Bunun üzerine Abdullah b. Ubey geri döndü ve Resûlüllah(sallallahü aleyhi ve sellem) görüp oğlunun yaptığını şikâyette bulundu. Resûlüllah (sallallahü aleyhi ve sellem) ona şehre girmeye izin vermesi için haber gönderince ona izin verdi. Daha birkaç gün geçmişti ki Abdullah rahatsızlanmış ve ağrıları artmıştı. Oğlu Abdullah'a: "Oğlum! Resûlüllah'ın (sallallahü aleyhi ve sellem) yanına git da onu yanıma getir. Eğer sen istersen Hazret-i Peygamber (sallallahü aleyhi ve sellem) gelir" dedi. Oğlu da Resûlüllah'ın (sallallahü aleyhi ve sellem) yanına gelince: "Ya Resûlallah! Abdullah b. Ubey'in şiddetli ağrıları vardır. Benden sizi yanına çağırmamı söyledi. O sizinle buluşmak istiyor" dedi.
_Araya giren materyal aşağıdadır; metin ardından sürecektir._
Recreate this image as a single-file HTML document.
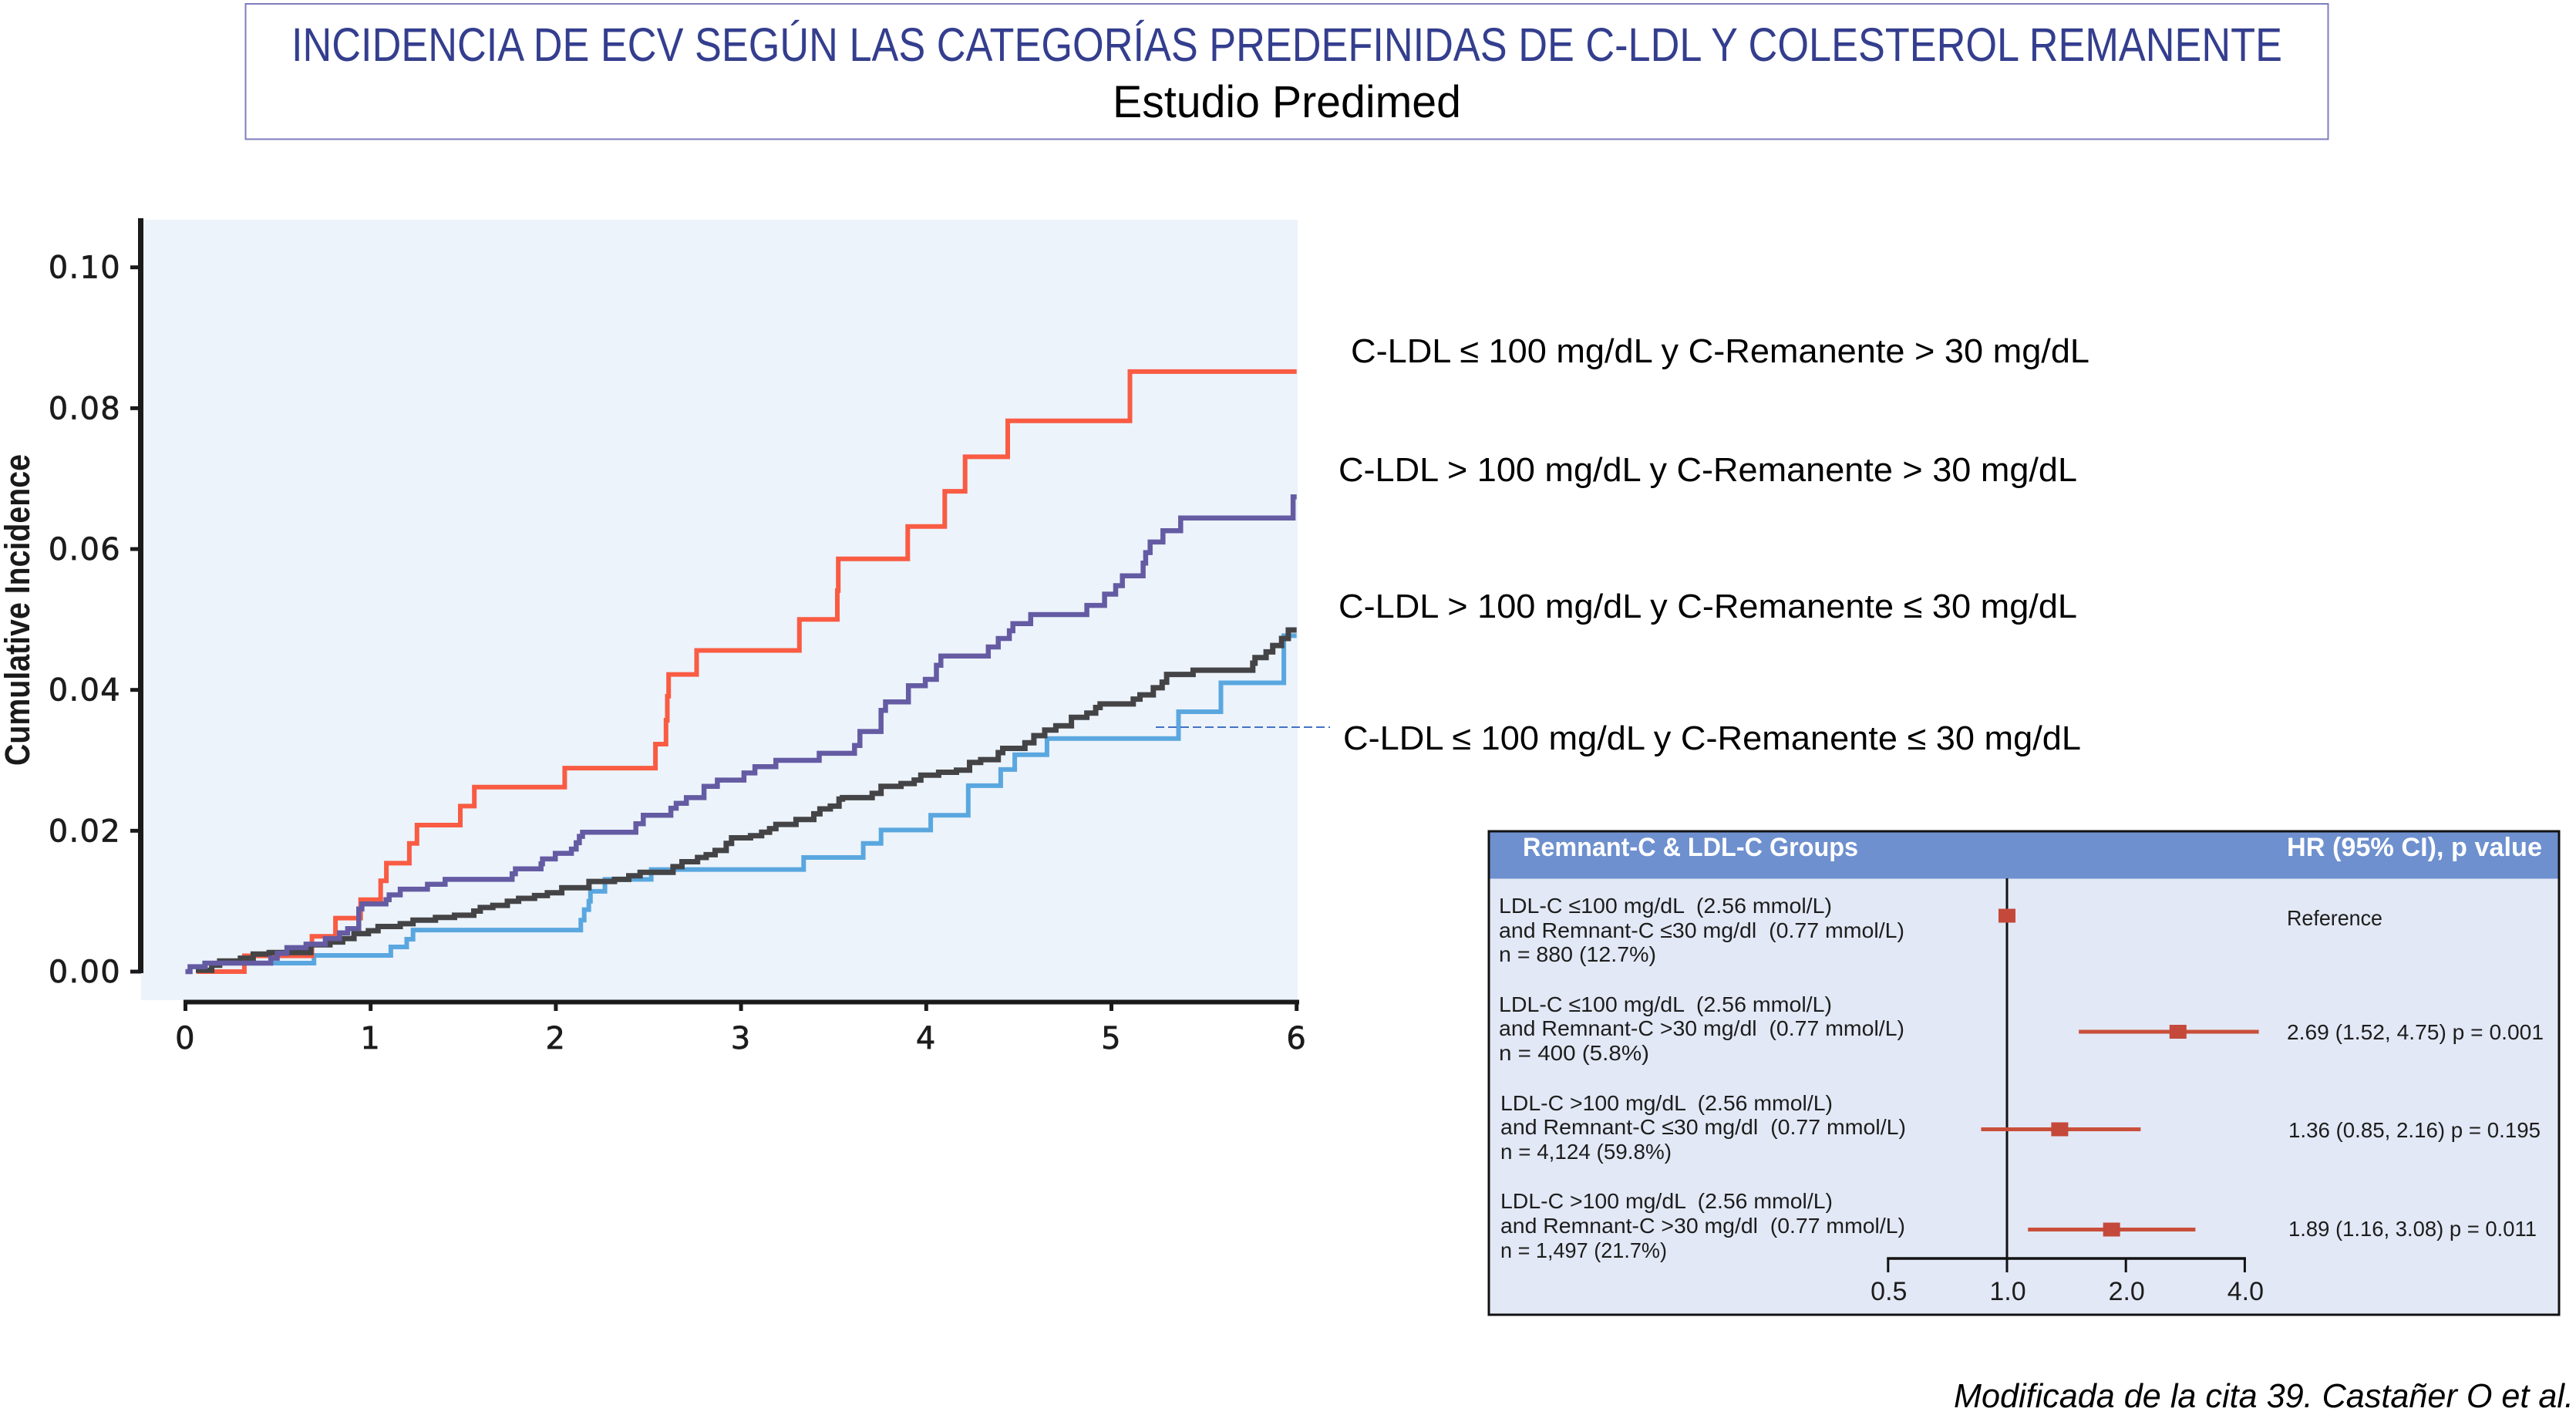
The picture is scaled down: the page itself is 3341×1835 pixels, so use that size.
<!DOCTYPE html>
<html lang="es">
<head>
<meta charset="utf-8">
<title>Incidencia de ECV</title>
<style>
html,body{margin:0;padding:0;background:#fff;width:3341px;height:1835px;overflow:hidden}
svg{display:block}
text{font-family:"Liberation Sans","DejaVu Sans",sans-serif}
.axis-num{font-family:"DejaVu Sans","Liberation Sans",sans-serif;font-size:40px;fill:#1c1c1c;stroke:#1c1c1c;stroke-width:.7px;letter-spacing:1.3px}
.legend-label{font-size:44px;fill:#000}
.row-text{font-size:28px;fill:#1d1d1d}
.hr-text{font-size:28px;fill:#1d1d1d}
</style>
</head>
<body>
<svg id="figure" xmlns="http://www.w3.org/2000/svg" width="3341" height="1835" viewBox="0 0 3341 1835">
  <rect x="0" y="0" width="3341" height="1835" fill="#fff"/>

  <rect x="318.5" y="5" width="2701" height="175.5" fill="#fff" stroke="#7d7dbd" stroke-width="2"/>
  <text x="378" y="79" font-size="61" fill="#343e8e" textLength="2582" lengthAdjust="spacingAndGlyphs">INCIDENCIA DE ECV SEGÚN LAS CATEGORÍAS PREDEFINIDAS DE C-LDL Y COLESTEROL REMANENTE</text>
  <text x="1443" y="152" font-size="58" fill="#000" textLength="452" lengthAdjust="spacingAndGlyphs">Estudio Predimed</text>

  <g id="incidence-chart">
    <rect x="183" y="285" width="1500" height="1012" fill="#ecf3fb"/>
    <g id="incidence-axes"></g>
    <g id="incidence-series"></g>
    <text transform="translate(38,993) rotate(-90)" font-size="45" font-weight="700" fill="#1a1a1a" textLength="404" lengthAdjust="spacingAndGlyphs">Cumulative Incidence</text>
  </g>

  <line x1="1499" y1="943" x2="1725" y2="943" stroke="#4472c4" stroke-width="2" stroke-dasharray="11 5"/>

  <text class="legend-label" x="1752" y="470" textLength="958" lengthAdjust="spacingAndGlyphs">C-LDL ≤ 100 mg/dL y C-Remanente &gt; 30 mg/dL</text>
  <text class="legend-label" x="1736" y="624" textLength="958" lengthAdjust="spacingAndGlyphs">C-LDL &gt; 100 mg/dL y C-Remanente &gt; 30 mg/dL</text>
  <text class="legend-label" x="1736" y="801" textLength="958" lengthAdjust="spacingAndGlyphs">C-LDL &gt; 100 mg/dL y C-Remanente ≤ 30 mg/dL</text>
  <text class="legend-label" x="1742" y="972" textLength="957" lengthAdjust="spacingAndGlyphs">C-LDL ≤ 100 mg/dL y C-Remanente ≤ 30 mg/dL</text>

  <g id="forest-plot">
    <rect x="1931" y="1078" width="1388" height="627" fill="#e2e8f5" stroke="#111" stroke-width="3"/>
    <rect x="1932.5" y="1079.5" width="1385" height="60" fill="#6e90cf"/>
    <text x="1975" y="1110" font-size="34" font-weight="700" fill="#fff" textLength="435" lengthAdjust="spacingAndGlyphs">Remnant-C &amp; LDL-C Groups</text>
    <text x="2966" y="1110" font-size="34" font-weight="700" fill="#fff" textLength="331" lengthAdjust="spacingAndGlyphs">HR (95% CI), p value</text>

    <g>
      <text class="row-text" x="1944" y="1184" textLength="432" lengthAdjust="spacingAndGlyphs">LDL-C ≤100 mg/dL &#160;(2.56 mmol/L)</text>
      <text class="row-text" x="1944" y="1216" textLength="526" lengthAdjust="spacingAndGlyphs">and Remnant-C ≤30 mg/dl &#160;(0.77 mmol/L)</text>
      <text class="row-text" x="1944" y="1247" textLength="204" lengthAdjust="spacingAndGlyphs">n = 880 (12.7%)</text>
      <text class="row-text" x="1944" y="1312" textLength="432" lengthAdjust="spacingAndGlyphs">LDL-C ≤100 mg/dL &#160;(2.56 mmol/L)</text>
      <text class="row-text" x="1944" y="1343" textLength="526" lengthAdjust="spacingAndGlyphs">and Remnant-C &gt;30 mg/dl &#160;(0.77 mmol/L)</text>
      <text class="row-text" x="1944" y="1375" textLength="195" lengthAdjust="spacingAndGlyphs">n = 400 (5.8%)</text>
      <text class="row-text" x="1946" y="1440" textLength="431" lengthAdjust="spacingAndGlyphs">LDL-C &gt;100 mg/dL &#160;(2.56 mmol/L)</text>
      <text class="row-text" x="1946" y="1471" textLength="526" lengthAdjust="spacingAndGlyphs">and Remnant-C ≤30 mg/dl &#160;(0.77 mmol/L)</text>
      <text class="row-text" x="1946" y="1503" textLength="222" lengthAdjust="spacingAndGlyphs">n = 4,124 (59.8%)</text>
      <text class="row-text" x="1946" y="1567" textLength="431" lengthAdjust="spacingAndGlyphs">LDL-C &gt;100 mg/dL &#160;(2.56 mmol/L)</text>
      <text class="row-text" x="1946" y="1599" textLength="525" lengthAdjust="spacingAndGlyphs">and Remnant-C &gt;30 mg/dl &#160;(0.77 mmol/L)</text>
      <text class="row-text" x="1946" y="1631" textLength="216" lengthAdjust="spacingAndGlyphs">n = 1,497 (21.7%)</text>
    </g>

    <g id="forest-marks"></g>

    <g>
      <text class="hr-text" x="2966" y="1200" textLength="124" lengthAdjust="spacingAndGlyphs">Reference</text>
      <text class="hr-text" x="2966" y="1348" textLength="333" lengthAdjust="spacingAndGlyphs">2.69 (1.52, 4.75) p = 0.001</text>
      <text class="hr-text" x="2968" y="1475" textLength="327" lengthAdjust="spacingAndGlyphs">1.36 (0.85, 2.16) p = 0.195</text>
      <text class="hr-text" x="2968" y="1603" textLength="322" lengthAdjust="spacingAndGlyphs">1.89 (1.16, 3.08) p = 0.011</text>
    </g>
  </g>

  <text x="2534" y="1825" font-size="44" font-style="italic" fill="#000" textLength="804" lengthAdjust="spacingAndGlyphs">Modificada de la cita 39. Castañer O et al.</text>
</svg>

<script>
// Cumulative incidence chart data
const yTickLabels = ["0.00", "0.02", "0.04", "0.06", "0.08", "0.10"];
const xTickLabels = ["0", "1", "2", "3", "4", "5", "6"];

const blueTimes = [0.09,0.694,1.109,1.195,1.229,2.135,2.153,2.178,2.187,2.265,2.515,3.338,3.66,3.756,4.024,4.227,4.402,4.478,4.652,5.362,5.591,5.931];
const blueValues = [0.0012,0.0023,0.0035,0.0046,0.0059,0.0073,0.0088,0.01,0.0114,0.0131,0.0145,0.0162,0.0182,0.0201,0.0222,0.0264,0.0287,0.0308,0.0331,0.0369,0.041,0.0477];

const redTimes = [0.06,0.318,0.683,0.81,0.946,1.054,1.085,1.209,1.25,1.484,1.56,2.048,2.538,2.595,2.602,2.609,2.76,3.315,3.52,3.525,3.9,4.1,4.21,4.44,5.1];
const redValues = [0,0.00225,0.005,0.0076,0.0102,0.0129,0.0154,0.0182,0.0208,0.0235,0.0262,0.0289,0.0323,0.0357,0.0391,0.0422,0.0456,0.05,0.0541,0.0586,0.0632,0.0682,0.0731,0.0782,0.0852];

const darkTimes = [0.056,0.142,0.185,0.297,0.366,0.452,0.677,0.78,0.849,0.91,0.988,1.04,1.16,1.229,1.35,1.453,1.557,1.592,1.66,1.738,1.799,1.885,1.954,2.032,2.179,2.317,2.394,2.455,2.633,2.681,2.765,2.812,2.86,2.92,2.949,3.051,3.111,3.154,3.188,3.297,3.393,3.426,3.482,3.529,3.548,3.708,3.756,3.864,3.935,3.971,4.067,4.163,4.234,4.294,4.389,4.413,4.533,4.581,4.64,4.7,4.784,4.867,4.915,4.939,5.118,5.154,5.226,5.274,5.298,5.441,5.763,5.775,5.835,5.871,5.919,5.955];
const darkValues = [0.0002,0.0009,0.0015,0.0019,0.0025,0.0027,0.0038,0.0042,0.0047,0.0054,0.0058,0.0064,0.0068,0.0073,0.0077,0.008,0.0086,0.0091,0.0094,0.01,0.0104,0.0108,0.0112,0.0119,0.0128,0.0131,0.0136,0.0141,0.0149,0.0156,0.0162,0.0166,0.0172,0.0182,0.019,0.0193,0.0198,0.0203,0.0209,0.0216,0.0224,0.0231,0.0235,0.0245,0.0247,0.0253,0.0263,0.0267,0.0272,0.0279,0.0283,0.0286,0.0297,0.0301,0.0311,0.0317,0.0325,0.0335,0.0343,0.0349,0.0361,0.0367,0.0375,0.038,0.0387,0.0393,0.0403,0.0411,0.0422,0.0428,0.0438,0.0446,0.0454,0.0463,0.0473,0.0485];

const purpleTimes = [0,0.025,0.107,0.461,0.496,0.548,0.651,0.755,0.832,0.876,0.936,0.953,1.083,1.1,1.16,1.307,1.402,1.764,1.782,1.92,1.928,1.997,2.084,2.11,2.127,2.144,2.432,2.472,2.621,2.65,2.705,2.8,2.872,3.016,3.075,3.188,3.422,3.613,3.642,3.756,3.78,3.904,3.995,4.055,4.079,4.335,4.389,4.449,4.468,4.564,4.867,4.963,5.023,5.059,5.171,5.185,5.209,5.278,5.374,5.981];
const purpleValues = [0,0.0007,0.0012,0.0019,0.0026,0.0034,0.0039,0.0047,0.0055,0.0061,0.0089,0.0096,0.0102,0.0109,0.0117,0.0124,0.0131,0.0139,0.0146,0.0153,0.016,0.0168,0.0174,0.0183,0.0192,0.0198,0.021,0.0222,0.0232,0.0239,0.0247,0.0263,0.0272,0.0282,0.0291,0.03,0.031,0.0321,0.0341,0.0371,0.0383,0.0406,0.0415,0.0435,0.0448,0.0461,0.0473,0.0484,0.0494,0.0507,0.052,0.0536,0.0548,0.0562,0.058,0.0595,0.061,0.0626,0.0644,0.0674];

// Forest plot data (as plotted in the picture)
const forestTickLabels = ["0.5", "1.0", "2.0", "4.0"];
const forestTickValues = [0.5, 1, 2, 4];
const forestHazardRatios = [1, 2.71, 1.36, 1.84];
const forestCiLow = [null, 1.52, 0.86, 1.13];
const forestCiHigh = [null, 4.34, 2.18, 3.0];

(function () {
  const NS = 'http://www.w3.org/2000/svg';
  function make(parent, tag, attrs) {
    const el = document.createElementNS(NS, tag);
    for (const k in attrs) el.setAttribute(k, attrs[k]);
    parent.appendChild(el);
    return el;
  }
  const xScale = function (t) { return 240.5 + 240.2 * t; };
  const yScale = function (v) { return 1260 - 9133 * v; };

  const axes = document.getElementById('incidence-axes');
  const yAxis = make(axes, 'line', {x1: 182.5, y1: 283, x2: 182.5, y2: 1262, stroke: '#1a1a1a', 'stroke-width': 7});
  
  
  const xAxis = make(axes, 'line', {x1: 238, y1: 1299.5, x2: 1685, y2: 1299.5, stroke: '#1a1a1a', 'stroke-width': 6});
  
  

  yTickLabels.forEach(function (label) {
    const v = parseFloat(label);
    const tick = make(axes, 'line', {x1: 169, y1: yScale(v), x2: 183, y2: yScale(v), stroke: '#1a1a1a', 'stroke-width': 5});
    
    
    const txt = make(axes, 'text', {x: 157, y: yScale(v) + 14, 'text-anchor': 'end', 'class': 'axis-num'});
    txt.textContent = label;
    
    
  });
  xTickLabels.forEach(function (label) {
    const t = parseFloat(label);
    const tick = make(axes, 'line', {x1: xScale(t), y1: 1299, x2: xScale(t), y2: 1311, stroke: '#1a1a1a', 'stroke-width': 5});
    
    
    const txt = make(axes, 'text', {x: xScale(t), y: 1360, 'text-anchor': 'middle', 'class': 'axis-num'});
    txt.textContent = label;
    
    
  });

  function stepPath(times, values) {
    let d = 'M' + xScale(times[0]).toFixed(1) + ' ' + yScale(values[0]).toFixed(1);
    for (let i = 1; i < times.length; i++) {
      d += 'H' + xScale(times[i]).toFixed(1) + 'V' + yScale(values[i]).toFixed(1);
    }
    return d + 'H' + xScale(6).toFixed(1);
  }
  const seriesGroup = document.getElementById('incidence-series');

  const bluePath = make(seriesGroup, 'path', {d: stepPath(blueTimes, blueValues), fill: 'none', stroke: '#5aa7df', 'stroke-width': 6});
  
  

  const redPath = make(seriesGroup, 'path', {d: stepPath(redTimes, redValues), fill: 'none', stroke: '#f95b43', 'stroke-width': 6});
  
  

  const darkPath = make(seriesGroup, 'path', {d: stepPath(darkTimes, darkValues), fill: 'none', stroke: '#444446', 'stroke-width': 7});
  
  

  const purplePath = make(seriesGroup, 'path', {d: stepPath(purpleTimes, purpleValues), fill: 'none', stroke: '#645ba3', 'stroke-width': 6.5});
  
  

  // Forest plot
  const forestX = function (hr) { return 2603 + 154.2 * Math.log2(hr); };
  const forestRowY = function (i) { return [1187.5, 1338, 1464.5, 1594.5][i]; };
  const marks = document.getElementById('forest-marks');

  const refLine = make(marks, 'line', {x1: forestX(1), y1: 1139, x2: forestX(1), y2: 1650, stroke: '#111', 'stroke-width': 3});
  
  

  const fAxis = make(marks, 'line', {x1: forestX(0.5) - 1.5, y1: 1632, x2: forestX(4) + 1.5, y2: 1632, stroke: '#111', 'stroke-width': 3.5});
  
  

  forestTickValues.forEach(function (val, i) {
    const tick = make(marks, 'line', {x1: forestX(val), y1: 1631, x2: forestX(val), y2: 1650, stroke: '#111', 'stroke-width': 3});
    
    
    const txt = make(marks, 'text', {x: forestX(val) + 1, y: 1686, 'text-anchor': 'middle', 'font-size': 34, fill: '#1d1d1d'});
    txt.textContent = forestTickLabels[i];
    
    
  });

  forestHazardRatios.forEach(function (hr, i) {
    const y = forestRowY(i);
    if (forestCiLow[i] !== null) {
      const ci = make(marks, 'line', {x1: forestX(forestCiLow[i]), y1: y, x2: forestX(forestCiHigh[i]), y2: y, stroke: '#c94f3a', 'stroke-width': 5});
      
      
    }
    const box = make(marks, 'rect', {x: forestX(hr) - 11, y: y - 9, width: 22, height: 18, fill: '#c4493a'});
    
    
  });
})();
</script>
</body>
</html>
Hazret-i Peygamber (sallallahü aleyhi ve sellem) ayakkabılarını alarak kalktı ve beraberinde ashâbından bir grupla Abdullah b. Ubey'in yanına gitti. Hazret-i Peygamber (sallallahü aleyhi ve sellem) yanına girdiğinde Abdullah b. Ubey ailesine: "Beni oturtun" dedi, ailesi onu oturtunca ağlamaya başladı. Resûlüllah (sallallahü aleyhi ve sellem): "Korkudan mı ağlıyorsun ey Allah'ın düşmanı!" deyince: "Ya Resûlallah! Beni azarlaman için çağırmadım, bana merhamet etmen için çağırdım" dedi. Resûlüllah'ın (sallallahü aleyhi ve sellem) gözleri doldu ve: "Ne istiyorsun?" diye sordu. İsteğim eğer ölürsem beni yıkayacakları zaman hazır bulunman, beni elbiselerinden üç elbiseyle kefenlemen, cenazemde yürümen ve cenaze namazımı kılınandır" dedi. Resûlüllah ta (sallallahü aleyhi ve sellem) öyle yapınca: "Onlardan ölen hiçbirine asla namaz kılma ve kabrinin başında durma..." âyeti indi.